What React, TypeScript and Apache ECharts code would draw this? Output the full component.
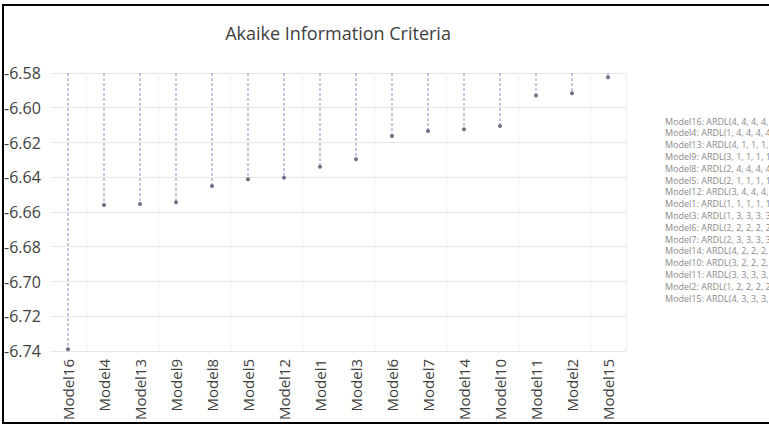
import React, { useEffect, useRef } from "react";
import * as echarts from "echarts";

const categories = [
  "Model16", "Model4", "Model13", "Model9", "Model8", "Model5", "Model12", "Model1",
  "Model3", "Model6", "Model7", "Model14", "Model10", "Model11", "Model2", "Model15",
];
const aicValues = [
  -6.739, -6.656, -6.6554, -6.6544, -6.645, -6.6412, -6.6403, -6.6339,
  -6.6297, -6.6163, -6.6134, -6.6124, -6.6105, -6.593, -6.5917, -6.5825,
];
const modelSpecs = [
  "ARDL(4, 4, 4, 4, 4, 4)", "ARDL(1, 4, 4, 4, 4, 4)", "ARDL(4, 1, 1, 1, 1, 1)", "ARDL(3, 1, 1, 1, 1, 1)",
  "ARDL(2, 4, 4, 4, 4, 4)", "ARDL(2, 1, 1, 1, 1, 1)", "ARDL(3, 4, 4, 4, 4, 4)", "ARDL(1, 1, 1, 1, 1, 1)",
  "ARDL(1, 3, 3, 3, 3, 3)", "ARDL(2, 2, 2, 2, 2, 2)", "ARDL(2, 3, 3, 3, 3, 3)", "ARDL(4, 2, 2, 2, 2, 2)",
  "ARDL(3, 2, 2, 2, 2, 2)", "ARDL(3, 3, 3, 3, 3, 3)", "ARDL(1, 2, 2, 2, 2, 2)", "ARDL(4, 3, 3, 3, 3, 3)",
];
const yTop = -6.58;
const yBottom = -6.74;
const yStep = 0.02;
const titleText = "Akaike Information Criteria";

export default function App() {
  const ref = useRef<HTMLDivElement>(null);
  useEffect(() => {
    if (!ref.current) return;
    const chart = echarts.init(ref.current, undefined, { renderer: "svg" });
    const font = "'Open Sans', 'Liberation Sans', sans-serif";
    const legendTexts = categories.map((c, i) => ({
      type: "text",
      x: 665,
      y: 121 + i * 11.8,
      style: {
        text: `${c}: ${modelSpecs[i]}`,
        fontSize: 9,
        fontFamily: font,
        fill: "#8a8a8a",
        textVerticalAlign: "middle",
      },
    }));
    chart.setOption({
      animation: false,
      backgroundColor: "#ffffff",
      grid: { left: 50, top: 73, width: 576, height: 278 },
      xAxis: {
        type: "category",
        data: categories,
        boundaryGap: true,
        axisLine: { show: false },
        axisTick: { show: false },
        axisLabel: {
          rotate: 90,
          margin: 8,
          fontSize: 15,
          fontFamily: font,
          color: "#404040",
          interval: 0,
        },
        splitLine: {
          show: true,
          interval: (index: number) => index % 2 === 1,
          lineStyle: { color: "#efefef", width: 1 },
        },
      },
      yAxis: {
        type: "value",
        min: yBottom,
        max: yTop,
        interval: yStep,
        axisLine: { show: false },
        axisTick: { show: false },
        axisLabel: {
          align: "left",
          margin: 46,
          fontSize: 16,
          fontFamily: font,
          color: "#404040",
          formatter: (v: number) => v.toFixed(2),
        },
        splitLine: { show: true, lineStyle: { color: "#e6e6e6", width: 1 } },
      },
      series: [
        {
          type: "custom",
          data: categories.map((c, i) => [i, aicValues[i]]),
          encode: { x: 0, y: 1 },
          renderItem: (params: any, api: any) => {
            const top = api.coord([api.value(0), yTop]);
            const pt = api.coord([api.value(0), api.value(1)]);
            return {
              type: "group",
              children: [
                {
                  type: "line",
                  shape: { x1: top[0], y1: top[1], x2: pt[0], y2: pt[1] },
                  style: { stroke: "#8d91c2", lineWidth: 1, lineDash: [3, 2] },
                },
                {
                  type: "circle",
                  shape: { cx: pt[0], cy: pt[1], r: 2 },
                  style: { fill: "#6e7086" },
                },
              ],
            };
          },
        },
      ],
      graphic: [
        {
          type: "text",
          x: 338,
          y: 33,
          style: {
            text: titleText,
            fontSize: 18,
            fontFamily: font,
            fill: "#404040",
            textAlign: "center",
            textVerticalAlign: "middle",
          },
        },
        ...legendTexts,
        {
          type: "rect",
          shape: { x: 3, y: 5, width: 820, height: 418 },
          style: { fill: "none", stroke: "#000000", lineWidth: 2 },
          silent: true,
        },
      ],
    });
    return () => chart.dispose();
  }, []);
  return (
    <div
      ref={ref}
      style={{ position: "fixed", left: 0, top: 0, width: 769, height: 427 }}
    />
  );
}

** DIRECTIONS FOR THIS TASK **
Copy nothing but the lines from the first one in the listing through the line with "import * as", and omit the pictures.

** THE OUTPUT **
What React, TypeScript and Apache ECharts code would draw this? Output the full component.
import React, { useEffect, useRef } from "react";
import * as echarts from "echarts";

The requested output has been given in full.